* **Exercise directions**: Quote exactly the lines from the line containing "Generate a component" to the line containing "const AXIS_GRAY = '#868686';", both lines included, please, and nothing more.

* **Available data**:
>>>

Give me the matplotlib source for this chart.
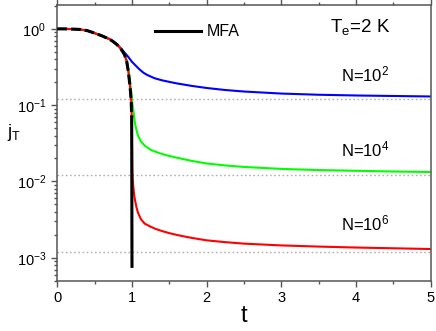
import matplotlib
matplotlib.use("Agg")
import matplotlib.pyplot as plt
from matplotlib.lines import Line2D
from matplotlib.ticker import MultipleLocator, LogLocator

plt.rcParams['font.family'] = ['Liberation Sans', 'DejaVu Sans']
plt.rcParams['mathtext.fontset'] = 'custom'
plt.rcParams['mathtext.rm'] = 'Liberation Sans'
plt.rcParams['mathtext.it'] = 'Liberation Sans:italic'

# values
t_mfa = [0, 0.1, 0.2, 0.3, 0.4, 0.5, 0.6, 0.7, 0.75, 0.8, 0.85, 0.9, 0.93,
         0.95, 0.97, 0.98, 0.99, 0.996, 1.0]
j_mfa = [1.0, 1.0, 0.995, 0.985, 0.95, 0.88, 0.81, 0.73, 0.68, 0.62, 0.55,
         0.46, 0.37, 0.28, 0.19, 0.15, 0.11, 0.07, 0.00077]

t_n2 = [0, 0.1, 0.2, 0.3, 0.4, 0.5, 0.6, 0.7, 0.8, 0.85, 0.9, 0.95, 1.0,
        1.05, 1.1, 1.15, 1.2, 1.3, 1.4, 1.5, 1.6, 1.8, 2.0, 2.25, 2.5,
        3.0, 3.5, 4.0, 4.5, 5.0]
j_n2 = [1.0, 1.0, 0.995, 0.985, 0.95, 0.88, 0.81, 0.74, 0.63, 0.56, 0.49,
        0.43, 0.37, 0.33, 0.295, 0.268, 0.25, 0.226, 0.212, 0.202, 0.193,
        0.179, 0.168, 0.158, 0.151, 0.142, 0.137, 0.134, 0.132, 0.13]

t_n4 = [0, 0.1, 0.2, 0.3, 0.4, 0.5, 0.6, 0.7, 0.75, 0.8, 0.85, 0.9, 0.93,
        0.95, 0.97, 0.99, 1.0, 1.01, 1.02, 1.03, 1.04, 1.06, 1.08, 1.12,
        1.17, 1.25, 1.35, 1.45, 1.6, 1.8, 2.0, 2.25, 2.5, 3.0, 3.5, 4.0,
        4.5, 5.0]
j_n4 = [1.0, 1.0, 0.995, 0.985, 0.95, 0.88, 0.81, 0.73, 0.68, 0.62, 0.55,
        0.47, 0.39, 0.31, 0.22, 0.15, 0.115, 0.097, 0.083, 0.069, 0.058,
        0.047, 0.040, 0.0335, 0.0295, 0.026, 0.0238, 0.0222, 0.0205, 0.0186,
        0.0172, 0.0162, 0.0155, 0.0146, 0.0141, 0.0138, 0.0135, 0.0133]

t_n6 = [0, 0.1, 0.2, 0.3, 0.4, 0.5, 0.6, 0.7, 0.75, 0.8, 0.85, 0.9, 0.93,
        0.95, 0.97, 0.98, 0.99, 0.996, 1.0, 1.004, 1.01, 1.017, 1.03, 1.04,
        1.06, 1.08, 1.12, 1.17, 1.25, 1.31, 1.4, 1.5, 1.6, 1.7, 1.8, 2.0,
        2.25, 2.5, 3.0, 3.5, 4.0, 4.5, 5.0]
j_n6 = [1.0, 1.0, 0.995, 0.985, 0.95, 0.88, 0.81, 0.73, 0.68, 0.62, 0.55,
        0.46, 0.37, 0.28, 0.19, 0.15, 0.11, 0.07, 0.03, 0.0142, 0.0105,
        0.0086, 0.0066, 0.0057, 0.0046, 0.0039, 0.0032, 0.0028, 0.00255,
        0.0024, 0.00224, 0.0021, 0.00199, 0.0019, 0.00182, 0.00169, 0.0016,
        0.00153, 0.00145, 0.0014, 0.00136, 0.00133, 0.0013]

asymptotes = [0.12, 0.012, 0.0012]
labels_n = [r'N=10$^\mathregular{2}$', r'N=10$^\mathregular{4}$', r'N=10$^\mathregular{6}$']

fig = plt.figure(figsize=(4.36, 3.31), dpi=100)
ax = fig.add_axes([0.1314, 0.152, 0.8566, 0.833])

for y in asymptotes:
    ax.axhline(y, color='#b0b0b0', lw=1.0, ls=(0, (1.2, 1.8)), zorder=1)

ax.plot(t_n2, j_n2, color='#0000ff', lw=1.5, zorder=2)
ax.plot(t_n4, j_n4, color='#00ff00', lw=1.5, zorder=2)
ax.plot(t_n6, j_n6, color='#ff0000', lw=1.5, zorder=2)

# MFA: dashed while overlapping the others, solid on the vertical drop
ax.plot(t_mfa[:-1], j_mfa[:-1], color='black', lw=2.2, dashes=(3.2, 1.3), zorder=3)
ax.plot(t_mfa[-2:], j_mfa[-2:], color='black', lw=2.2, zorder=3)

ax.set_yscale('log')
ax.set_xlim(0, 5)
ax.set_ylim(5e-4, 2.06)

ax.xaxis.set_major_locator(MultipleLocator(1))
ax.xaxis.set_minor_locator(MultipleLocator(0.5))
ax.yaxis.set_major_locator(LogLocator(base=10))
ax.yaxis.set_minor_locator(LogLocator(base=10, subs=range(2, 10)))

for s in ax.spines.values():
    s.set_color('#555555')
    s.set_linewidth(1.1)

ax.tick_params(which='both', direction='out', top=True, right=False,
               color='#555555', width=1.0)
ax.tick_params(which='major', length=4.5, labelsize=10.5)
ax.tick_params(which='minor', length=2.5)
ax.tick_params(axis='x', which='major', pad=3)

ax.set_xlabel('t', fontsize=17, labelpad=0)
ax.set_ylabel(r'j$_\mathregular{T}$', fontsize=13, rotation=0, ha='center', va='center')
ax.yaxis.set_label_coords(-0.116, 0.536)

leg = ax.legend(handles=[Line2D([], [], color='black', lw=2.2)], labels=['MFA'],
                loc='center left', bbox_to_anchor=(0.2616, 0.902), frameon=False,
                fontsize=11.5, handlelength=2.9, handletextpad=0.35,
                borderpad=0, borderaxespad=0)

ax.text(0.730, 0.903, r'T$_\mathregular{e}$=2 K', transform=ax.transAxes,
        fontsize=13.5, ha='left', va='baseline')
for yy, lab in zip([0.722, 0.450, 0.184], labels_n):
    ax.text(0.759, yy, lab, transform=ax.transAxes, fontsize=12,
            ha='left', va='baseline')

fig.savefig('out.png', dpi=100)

<<<
>>>

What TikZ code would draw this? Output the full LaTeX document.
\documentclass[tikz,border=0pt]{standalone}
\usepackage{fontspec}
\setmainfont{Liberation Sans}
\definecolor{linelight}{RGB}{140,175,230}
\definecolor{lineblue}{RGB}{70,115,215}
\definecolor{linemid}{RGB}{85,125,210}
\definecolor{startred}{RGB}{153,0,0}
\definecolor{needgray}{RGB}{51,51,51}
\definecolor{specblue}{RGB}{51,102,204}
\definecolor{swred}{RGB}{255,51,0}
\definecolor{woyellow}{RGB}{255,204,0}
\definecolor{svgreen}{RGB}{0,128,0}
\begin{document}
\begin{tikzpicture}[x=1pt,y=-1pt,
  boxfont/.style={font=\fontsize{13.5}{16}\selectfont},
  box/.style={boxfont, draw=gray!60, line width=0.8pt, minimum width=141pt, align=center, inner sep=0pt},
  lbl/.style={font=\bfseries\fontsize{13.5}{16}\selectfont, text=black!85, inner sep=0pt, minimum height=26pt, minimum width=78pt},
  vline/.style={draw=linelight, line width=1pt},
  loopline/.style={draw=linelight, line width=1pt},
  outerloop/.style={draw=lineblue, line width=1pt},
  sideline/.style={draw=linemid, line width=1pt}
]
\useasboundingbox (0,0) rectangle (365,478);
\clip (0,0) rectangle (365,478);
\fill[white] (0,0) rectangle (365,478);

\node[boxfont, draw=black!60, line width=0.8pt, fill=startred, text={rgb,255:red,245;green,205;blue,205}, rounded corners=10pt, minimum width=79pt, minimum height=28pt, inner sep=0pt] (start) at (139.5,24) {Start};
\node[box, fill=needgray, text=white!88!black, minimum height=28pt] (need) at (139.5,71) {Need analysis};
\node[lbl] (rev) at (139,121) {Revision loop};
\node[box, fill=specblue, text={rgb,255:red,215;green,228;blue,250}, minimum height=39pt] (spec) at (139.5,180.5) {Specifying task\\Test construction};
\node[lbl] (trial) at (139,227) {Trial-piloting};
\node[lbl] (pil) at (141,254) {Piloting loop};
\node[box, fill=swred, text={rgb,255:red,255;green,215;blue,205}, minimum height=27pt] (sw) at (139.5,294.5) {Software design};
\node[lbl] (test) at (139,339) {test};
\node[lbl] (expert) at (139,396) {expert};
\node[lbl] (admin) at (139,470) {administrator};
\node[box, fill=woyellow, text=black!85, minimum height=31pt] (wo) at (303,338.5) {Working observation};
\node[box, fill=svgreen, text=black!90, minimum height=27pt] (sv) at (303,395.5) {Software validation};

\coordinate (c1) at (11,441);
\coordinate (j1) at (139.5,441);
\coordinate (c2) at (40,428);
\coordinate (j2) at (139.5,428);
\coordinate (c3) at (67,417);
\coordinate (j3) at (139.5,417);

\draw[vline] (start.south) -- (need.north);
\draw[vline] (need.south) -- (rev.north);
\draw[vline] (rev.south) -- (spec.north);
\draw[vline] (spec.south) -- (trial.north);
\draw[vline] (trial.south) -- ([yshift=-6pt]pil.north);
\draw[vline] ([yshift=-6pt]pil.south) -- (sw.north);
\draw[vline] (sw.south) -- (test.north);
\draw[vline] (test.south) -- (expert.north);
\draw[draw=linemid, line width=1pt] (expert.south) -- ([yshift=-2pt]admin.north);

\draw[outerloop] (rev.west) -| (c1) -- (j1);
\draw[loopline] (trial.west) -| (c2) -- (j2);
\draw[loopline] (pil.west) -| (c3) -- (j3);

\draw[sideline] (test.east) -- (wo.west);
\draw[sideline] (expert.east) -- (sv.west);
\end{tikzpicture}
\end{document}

<<<
>>>

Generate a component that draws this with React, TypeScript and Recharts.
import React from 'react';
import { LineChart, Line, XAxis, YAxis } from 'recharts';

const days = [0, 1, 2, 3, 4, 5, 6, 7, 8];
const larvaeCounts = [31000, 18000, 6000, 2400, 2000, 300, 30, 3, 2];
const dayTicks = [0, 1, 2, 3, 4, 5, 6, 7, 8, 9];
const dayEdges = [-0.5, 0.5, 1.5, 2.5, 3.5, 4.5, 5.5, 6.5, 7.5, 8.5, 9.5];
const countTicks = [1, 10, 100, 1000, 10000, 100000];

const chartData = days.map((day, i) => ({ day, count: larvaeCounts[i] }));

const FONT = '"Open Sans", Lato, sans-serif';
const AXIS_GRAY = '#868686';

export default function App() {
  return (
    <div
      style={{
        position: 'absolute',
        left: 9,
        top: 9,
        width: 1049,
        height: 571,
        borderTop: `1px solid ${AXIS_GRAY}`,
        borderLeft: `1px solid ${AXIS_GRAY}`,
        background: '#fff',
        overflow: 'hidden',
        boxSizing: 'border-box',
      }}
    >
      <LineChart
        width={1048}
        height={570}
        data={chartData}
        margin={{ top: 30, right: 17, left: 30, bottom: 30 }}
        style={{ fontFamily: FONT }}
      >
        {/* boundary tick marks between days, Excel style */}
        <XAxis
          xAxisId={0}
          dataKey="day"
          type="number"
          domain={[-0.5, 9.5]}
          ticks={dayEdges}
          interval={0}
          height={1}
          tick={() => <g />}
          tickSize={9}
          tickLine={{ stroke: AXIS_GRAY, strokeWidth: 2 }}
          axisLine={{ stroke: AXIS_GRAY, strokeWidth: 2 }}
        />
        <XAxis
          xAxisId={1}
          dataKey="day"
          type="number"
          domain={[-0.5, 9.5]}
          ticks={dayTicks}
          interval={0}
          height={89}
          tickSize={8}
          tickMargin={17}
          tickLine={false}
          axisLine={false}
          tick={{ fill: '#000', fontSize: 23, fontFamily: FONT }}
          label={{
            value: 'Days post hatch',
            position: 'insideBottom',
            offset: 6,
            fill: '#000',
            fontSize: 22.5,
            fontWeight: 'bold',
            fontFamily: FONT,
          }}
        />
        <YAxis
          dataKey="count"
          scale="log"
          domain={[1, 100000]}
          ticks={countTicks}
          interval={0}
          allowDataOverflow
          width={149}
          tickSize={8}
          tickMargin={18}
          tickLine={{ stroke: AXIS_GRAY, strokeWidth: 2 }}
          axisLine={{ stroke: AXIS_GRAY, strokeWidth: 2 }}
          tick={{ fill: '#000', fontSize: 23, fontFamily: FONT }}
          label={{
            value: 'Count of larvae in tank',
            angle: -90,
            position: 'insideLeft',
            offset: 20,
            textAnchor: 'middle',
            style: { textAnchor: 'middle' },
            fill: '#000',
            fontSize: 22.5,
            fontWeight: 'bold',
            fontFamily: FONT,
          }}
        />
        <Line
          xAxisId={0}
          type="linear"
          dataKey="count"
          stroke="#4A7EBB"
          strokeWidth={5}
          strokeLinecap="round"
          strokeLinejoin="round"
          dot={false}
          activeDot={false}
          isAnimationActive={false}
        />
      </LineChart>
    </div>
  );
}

<<<

* **Reply**:
Generate a component that draws this with React, TypeScript and Recharts.
import React from 'react';
import { LineChart, Line, XAxis, YAxis } from 'recharts';

const days = [0, 1, 2, 3, 4, 5, 6, 7, 8];
const larvaeCounts = [31000, 18000, 6000, 2400, 2000, 300, 30, 3, 2];
const dayTicks = [0, 1, 2, 3, 4, 5, 6, 7, 8, 9];
const dayEdges = [-0.5, 0.5, 1.5, 2.5, 3.5, 4.5, 5.5, 6.5, 7.5, 8.5, 9.5];
const countTicks = [1, 10, 100, 1000, 10000, 100000];

const chartData = days.map((day, i) => ({ day, count: larvaeCounts[i] }));

const FONT = '"Open Sans", Lato, sans-serif';
const AXIS_GRAY = '#868686';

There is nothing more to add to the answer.